I’m currently working on my second GNOME extension, and while reading documentation and reading through the code, I noticed that ST is archived and that for the future it would likely be replaced with GTK. This got me thinking: why wasn’t this done originally when GNOME 3 was first developed?
This is not really a pressing matter, just some GNOME history that interests me.
Thank you for your time!
There’s a very interesting history lesson here… I wish I had time to go back into it all.
I think the main reason would be that back in 2008/2009, GTK didn’t cooperate with 3D accelerated graphics. We used a separate library (Clutter) to do 3D acceleration and St was built on top of that. Now Clutter is also merged into GNOME Shell
BTW, i went back to Emmanuele’s “history of GNOME” podcast to see if this was covered, but seems he didn’t get there yet
The two main reasons for not using GTK in 2009 (when the gnome-shell project was first started) were:
lack of hardware accelerated rendering in GTK
inability to use a client toolkit like GTK inside the window manager process
Sam has outlined the first issue; the second one is inherent to both GTK and X11 window managers: GTK expects all top level windows to be managed by a window manager, and if the window manager is the process creating them, it can only do so by creating separate processes—the same kind of design of GNOME 2 and its panels, which has inherent limitations.

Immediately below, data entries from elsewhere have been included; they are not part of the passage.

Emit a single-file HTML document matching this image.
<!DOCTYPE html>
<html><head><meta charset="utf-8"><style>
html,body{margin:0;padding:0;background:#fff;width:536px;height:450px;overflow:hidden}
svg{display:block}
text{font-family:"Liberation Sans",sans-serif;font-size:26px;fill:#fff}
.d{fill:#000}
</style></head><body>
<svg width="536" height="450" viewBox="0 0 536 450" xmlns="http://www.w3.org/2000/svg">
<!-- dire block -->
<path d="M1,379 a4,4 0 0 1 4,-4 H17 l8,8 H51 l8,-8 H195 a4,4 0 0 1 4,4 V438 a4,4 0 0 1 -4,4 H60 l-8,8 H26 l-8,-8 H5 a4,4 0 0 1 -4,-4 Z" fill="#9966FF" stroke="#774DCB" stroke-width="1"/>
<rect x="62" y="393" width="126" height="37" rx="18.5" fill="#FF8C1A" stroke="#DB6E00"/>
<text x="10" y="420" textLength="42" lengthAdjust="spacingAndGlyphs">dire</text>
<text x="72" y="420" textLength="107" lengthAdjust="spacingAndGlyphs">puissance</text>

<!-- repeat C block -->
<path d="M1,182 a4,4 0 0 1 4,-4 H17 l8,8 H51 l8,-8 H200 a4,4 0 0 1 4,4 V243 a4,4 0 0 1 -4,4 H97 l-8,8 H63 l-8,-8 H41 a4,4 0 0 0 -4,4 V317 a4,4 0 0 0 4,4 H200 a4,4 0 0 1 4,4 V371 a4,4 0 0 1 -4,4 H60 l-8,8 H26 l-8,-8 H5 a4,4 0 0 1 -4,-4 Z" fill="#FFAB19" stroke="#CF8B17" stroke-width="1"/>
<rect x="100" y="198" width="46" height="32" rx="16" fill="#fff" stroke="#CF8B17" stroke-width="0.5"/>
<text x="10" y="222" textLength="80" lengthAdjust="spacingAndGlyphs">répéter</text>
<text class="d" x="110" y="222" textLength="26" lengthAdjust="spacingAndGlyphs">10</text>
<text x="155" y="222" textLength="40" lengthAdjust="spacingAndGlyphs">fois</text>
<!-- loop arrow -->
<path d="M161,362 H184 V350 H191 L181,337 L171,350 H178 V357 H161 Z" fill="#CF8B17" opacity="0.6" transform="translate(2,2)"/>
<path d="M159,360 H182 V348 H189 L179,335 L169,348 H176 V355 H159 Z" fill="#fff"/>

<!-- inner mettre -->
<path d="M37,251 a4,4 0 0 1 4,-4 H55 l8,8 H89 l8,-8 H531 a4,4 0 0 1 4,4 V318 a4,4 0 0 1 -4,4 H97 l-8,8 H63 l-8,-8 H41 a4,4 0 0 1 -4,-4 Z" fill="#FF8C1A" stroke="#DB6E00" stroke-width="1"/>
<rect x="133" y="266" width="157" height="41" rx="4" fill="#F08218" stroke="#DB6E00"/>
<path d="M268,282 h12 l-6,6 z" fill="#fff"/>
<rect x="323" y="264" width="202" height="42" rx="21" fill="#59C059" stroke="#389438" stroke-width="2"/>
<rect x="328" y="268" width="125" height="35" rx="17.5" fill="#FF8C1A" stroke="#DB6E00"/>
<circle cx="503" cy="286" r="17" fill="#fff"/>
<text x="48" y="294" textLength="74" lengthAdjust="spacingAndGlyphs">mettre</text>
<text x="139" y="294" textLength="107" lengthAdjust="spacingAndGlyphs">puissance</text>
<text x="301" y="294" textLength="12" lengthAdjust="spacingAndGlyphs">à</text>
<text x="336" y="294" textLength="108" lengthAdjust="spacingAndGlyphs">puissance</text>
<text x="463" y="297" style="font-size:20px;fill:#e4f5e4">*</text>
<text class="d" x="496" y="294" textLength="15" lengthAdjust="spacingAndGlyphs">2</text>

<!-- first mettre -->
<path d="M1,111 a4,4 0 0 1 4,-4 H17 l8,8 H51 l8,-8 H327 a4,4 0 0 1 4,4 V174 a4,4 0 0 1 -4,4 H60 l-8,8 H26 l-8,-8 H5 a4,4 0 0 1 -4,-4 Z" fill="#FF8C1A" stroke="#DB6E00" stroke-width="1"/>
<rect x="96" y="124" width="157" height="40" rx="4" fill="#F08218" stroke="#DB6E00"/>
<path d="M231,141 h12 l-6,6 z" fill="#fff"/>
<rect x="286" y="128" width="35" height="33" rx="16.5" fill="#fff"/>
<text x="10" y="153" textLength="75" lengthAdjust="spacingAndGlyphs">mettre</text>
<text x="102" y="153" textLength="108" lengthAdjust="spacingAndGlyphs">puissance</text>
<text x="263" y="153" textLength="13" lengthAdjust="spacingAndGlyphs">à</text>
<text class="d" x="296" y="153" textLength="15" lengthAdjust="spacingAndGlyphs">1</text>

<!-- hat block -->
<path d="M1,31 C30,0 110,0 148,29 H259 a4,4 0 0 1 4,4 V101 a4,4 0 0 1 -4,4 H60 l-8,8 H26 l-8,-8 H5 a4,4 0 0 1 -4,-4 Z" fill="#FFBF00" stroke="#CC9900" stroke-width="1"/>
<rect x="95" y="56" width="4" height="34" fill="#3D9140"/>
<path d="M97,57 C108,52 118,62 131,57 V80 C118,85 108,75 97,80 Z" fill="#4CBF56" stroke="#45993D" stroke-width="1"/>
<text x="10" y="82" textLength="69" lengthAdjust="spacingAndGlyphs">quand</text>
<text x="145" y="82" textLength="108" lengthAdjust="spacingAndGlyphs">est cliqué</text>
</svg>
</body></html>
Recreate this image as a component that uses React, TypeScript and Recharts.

Once we switched to Wayland, a third issue has appeared: GTK has no native frame buffer rendering backend, and no direct input backend. GTK under Wayland is designed to ask and commit rendering buffers to the display server/compositor, and get all input events from the same source. GTK cannot render directly on the screen, and cannot poll events from the kernel interfaces.
There is currently no plan to switch Mutter and GNOME Shell to GTK; you probably read a page on the wiki which is there only for “aspirational” purposes. Nobody is working on implementing that particular architecture, and it’s not really an easy thing to do on somebody’s spare time.
For the foreseeable future, the Shell will continue to use Clutter for the scene graph, and St for specific widgets.
So it wasn’t actually St, but the underlying Clutter library. It also isn’t the current Clutter codebase (which I believe is part of the GNOME Shell repository now), but an archived repository. It states in the README.md:
The planned replacement for Clutter is GTK 4.0.
This could also mean that for new projects, GTK should be used instead of Clutter and not that it will be replaced in existing projects (like GNOME shell). My bad for misunderstanding!